--- Begin DATA LINES ---
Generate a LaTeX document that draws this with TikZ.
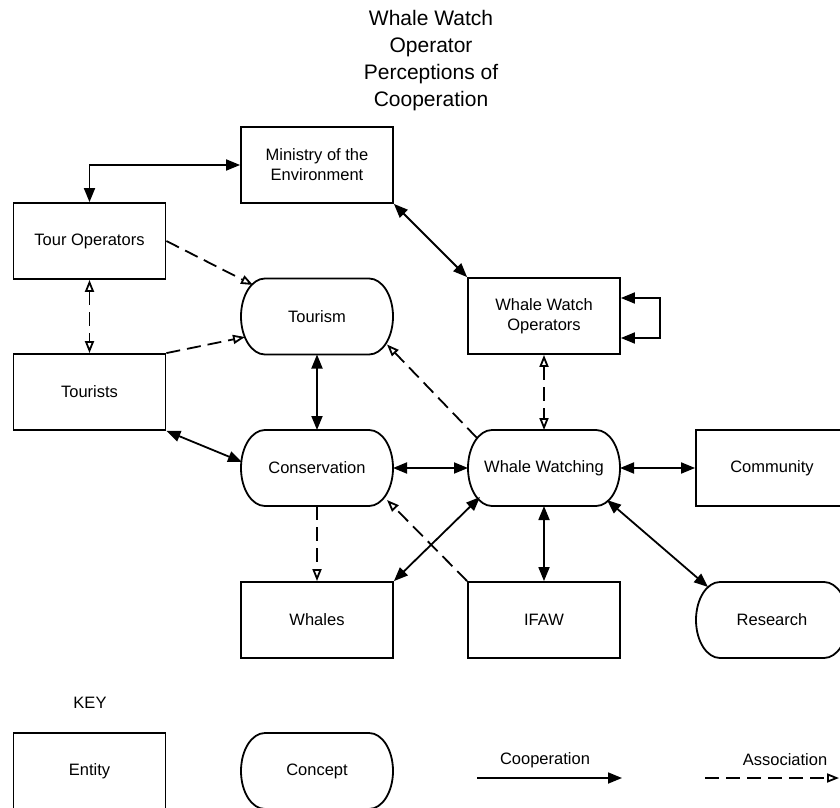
\documentclass[tikz,border=0pt]{standalone}
\usepackage{fontspec}
\setmainfont{Liberation Sans}
\usetikzlibrary{arrows.meta}

\newcommand\nodefont{\fontsize{16.5}{20}\selectfont}
\newcommand\headfont{\fontsize{21}{27}\selectfont}

% stadium-like outline (elliptical ends) around a concept node
\newcommand\pilloutline[1]{%
  \draw[base] ([xshift=24pt]#1.north west) -- ([xshift=-24pt]#1.north east)
    arc[start angle=90, end angle=-90, x radius=24pt, y radius=38pt]
    -- ([xshift=24pt]#1.south west)
    arc[start angle=270, end angle=90, x radius=24pt, y radius=38pt] -- cycle;}

\tikzset{
  base/.style={line width=1.8pt, black},
  entity/.style={base, draw, rectangle, minimum width=152pt, minimum height=76pt,
    inner sep=0pt, font=\nodefont, align=center},
  concept/.style={rectangle, minimum width=152pt, minimum height=76pt,
    inner sep=0pt, outer sep=0pt, font=\nodefont, align=center},
  solidtip/.tip={Triangle[length=14pt,width=11pt]},
  opentip/.tip={Triangle[open,length=12pt,width=9pt,fill=white]},
  coop/.style={base, solidtip-solidtip},
  coopone/.style={base, -solidtip},
  assocline/.style={base, dash pattern=on 14pt off 7pt},
  assoc/.style={assocline, -opentip},
  assocboth/.style={assocline, opentip-opentip},
  label/.style={font=\nodefont, inner sep=0pt}
}

\begin{document}
\begin{tikzpicture}[x=1pt, y=1pt]
\useasboundingbox (0,0) rectangle (840,807);

% title
\node[font=\headfont, align=center] (title) at (431,746.5)
  {Whale Watch\\Operator\\Perceptions of\\Cooperation};

% entities
\node[entity] (ministry) at (317,642) {Ministry of the\\Environment};
\node[entity] (tourop)   at (89.5,566) {Tour Operators};
\node[entity] (tourists) at (89.5,415) {Tourists};
\node[entity] (wwo)      at (544,491) {Whale Watch\\Operators};
\node[entity] (community) at (772,339) {Community};
\node[entity] (whales)   at (317,187) {Whales};
\node[entity] (ifaw)     at (544,187) {IFAW};

% concepts
\node[concept] (tourism)      at (317,490.5) {Tourism};
\node[concept] (conservation) at (317,339) {Conservation};
\node[concept] (watching)     at (544,339) {Whale Watching};
\node[concept] (research)     at (772,187) {Research};
\pilloutline{tourism}
\pilloutline{conservation}
\pilloutline{watching}
\pilloutline{research}

% cooperation links
\draw[coop] (tourop.north) |- (ministry.west);
\draw[coop] (ministry.south east) -- (wwo.north west);
\draw[coop] (tourism.south) -- (conservation.north);
\draw[coop] (tourists.south east) -- ([shift={(-75,6)}]conservation.center);
\draw[coop] (conservation.east) -- (watching.west);
\draw[coop] (watching.east) -- (community.west);
\draw[coop] (whales.north east) -- ([shift={(-64,-29)}]watching.center);
\draw[coop] (watching.south) -- (ifaw.north);
\draw[coop] ([shift={(63,-32)}]watching.center) -- ([shift={(-64,33)}]research.center);
\draw[coop] ([yshift=18pt]wwo.east) -- ++(39,0) |- ([yshift=-22pt]wwo.east);

% association links
\draw[assocboth] (tourop.south) -- (tourists.north);
\draw[assoc] (tourop.east) -- ([shift={(-64,31.5)}]tourism.center);
\draw[assoc] (tourists.north east) -- ([shift={(-72,-20.5)}]tourism.center);
\draw[assoc] ([shift={(-67,30)}]watching.center) -- ([shift={(70,-28)}]tourism.center);
\draw[assocboth] (wwo.south) -- (watching.north);
\draw[assoc] (ifaw.north west) -- ([shift={(70,-32)}]conservation.center);
\draw[assoc] (conservation.south) -- (whales.north);

% key
\node[label] (keytitle) at (90,104) {KEY};
\node[entity] (entitykey) at (89.5,36) {Entity};
\node[concept] (conceptkey) at (317,36) {Concept};
\pilloutline{conceptkey}
\node[label] (coopkey) at (545,47) {Cooperation};
\node[label] (assockey) at (785,47) {Association};
\coordinate (coopa) at (477,29);
\coordinate (coopb) at (622,29);
\coordinate (assoca) at (705,29);
\coordinate (assocb) at (839,29);
\draw[coopone] (coopa) -- (coopb);
\draw[assoc] (assoca) -- (assocb);
\end{tikzpicture}
\end{document}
--- End DATA LINES ---
### EXERCISE DESCRIPTION
Quote every line word for word and keep the images out of the copy.

### RESULT
Generate a LaTeX document that draws this with TikZ.
\documentclass[tikz,border=0pt]{standalone}
\usepackage{fontspec}
\setmainfont{Liberation Sans}
\usetikzlibrary{arrows.meta}

\newcommand\nodefont{\fontsize{16.5}{20}\selectfont}
\newcommand\headfont{\fontsize{21}{27}\selectfont}

% stadium-like outline (elliptical ends) around a concept node
\newcommand\pilloutline[1]{%
  \draw[base] ([xshift=24pt]#1.north west) -- ([xshift=-24pt]#1.north east)
    arc[start angle=90, end angle=-90, x radius=24pt, y radius=38pt]
    -- ([xshift=24pt]#1.south west)
    arc[start angle=270, end angle=90, x radius=24pt, y radius=38pt] -- cycle;}

\tikzset{
  base/.style={line width=1.8pt, black},
  entity/.style={base, draw, rectangle, minimum width=152pt, minimum height=76pt,
    inner sep=0pt, font=\nodefont, align=center},
  concept/.style={rectangle, minimum width=152pt, minimum height=76pt,
    inner sep=0pt, outer sep=0pt, font=\nodefont, align=center},
  solidtip/.tip={Triangle[length=14pt,width=11pt]},
  opentip/.tip={Triangle[open,length=12pt,width=9pt,fill=white]},
  coop/.style={base, solidtip-solidtip},
  coopone/.style={base, -solidtip},
  assocline/.style={base, dash pattern=on 14pt off 7pt},
  assoc/.style={assocline, -opentip},
  assocboth/.style={assocline, opentip-opentip},
  label/.style={font=\nodefont, inner sep=0pt}
}

\begin{document}
\begin{tikzpicture}[x=1pt, y=1pt]
\useasboundingbox (0,0) rectangle (840,807);

% title
\node[font=\headfont, align=center] (title) at (431,746.5)
  {Whale Watch\\Operator\\Perceptions of\\Cooperation};

% entities
\node[entity] (ministry) at (317,642) {Ministry of the\\Environment};
\node[entity] (tourop)   at (89.5,566) {Tour Operators};
\node[entity] (tourists) at (89.5,415) {Tourists};
\node[entity] (wwo)      at (544,491) {Whale Watch\\Operators};
\node[entity] (community) at (772,339) {Community};
\node[entity] (whales)   at (317,187) {Whales};
\node[entity] (ifaw)     at (544,187) {IFAW};

% concepts
\node[concept] (tourism)      at (317,490.5) {Tourism};
\node[concept] (conservation) at (317,339) {Conservation};
\node[concept] (watching)     at (544,339) {Whale Watching};
\node[concept] (research)     at (772,187) {Research};
\pilloutline{tourism}
\pilloutline{conservation}
\pilloutline{watching}
\pilloutline{research}

% cooperation links
\draw[coop] (tourop.north) |- (ministry.west);
\draw[coop] (ministry.south east) -- (wwo.north west);
\draw[coop] (tourism.south) -- (conservation.north);
\draw[coop] (tourists.south east) -- ([shift={(-75,6)}]conservation.center);
\draw[coop] (conservation.east) -- (watching.west);
\draw[coop] (watching.east) -- (community.west);
\draw[coop] (whales.north east) -- ([shift={(-64,-29)}]watching.center);
\draw[coop] (watching.south) -- (ifaw.north);
\draw[coop] ([shift={(63,-32)}]watching.center) -- ([shift={(-64,33)}]research.center);
\draw[coop] ([yshift=18pt]wwo.east) -- ++(39,0) |- ([yshift=-22pt]wwo.east);

% association links
\draw[assocboth] (tourop.south) -- (tourists.north);
\draw[assoc] (tourop.east) -- ([shift={(-64,31.5)}]tourism.center);
\draw[assoc] (tourists.north east) -- ([shift={(-72,-20.5)}]tourism.center);
\draw[assoc] ([shift={(-67,30)}]watching.center) -- ([shift={(70,-28)}]tourism.center);
\draw[assocboth] (wwo.south) -- (watching.north);
\draw[assoc] (ifaw.north west) -- ([shift={(70,-32)}]conservation.center);
\draw[assoc] (conservation.south) -- (whales.north);

% key
\node[label] (keytitle) at (90,104) {KEY};
\node[entity] (entitykey) at (89.5,36) {Entity};
\node[concept] (conceptkey) at (317,36) {Concept};
\pilloutline{conceptkey}
\node[label] (coopkey) at (545,47) {Cooperation};
\node[label] (assockey) at (785,47) {Association};
\coordinate (coopa) at (477,29);
\coordinate (coopb) at (622,29);
\coordinate (assoca) at (705,29);
\coordinate (assocb) at (839,29);
\draw[coopone] (coopa) -- (coopb);
\draw[assoc] (assoca) -- (assocb);
\end{tikzpicture}
\end{document}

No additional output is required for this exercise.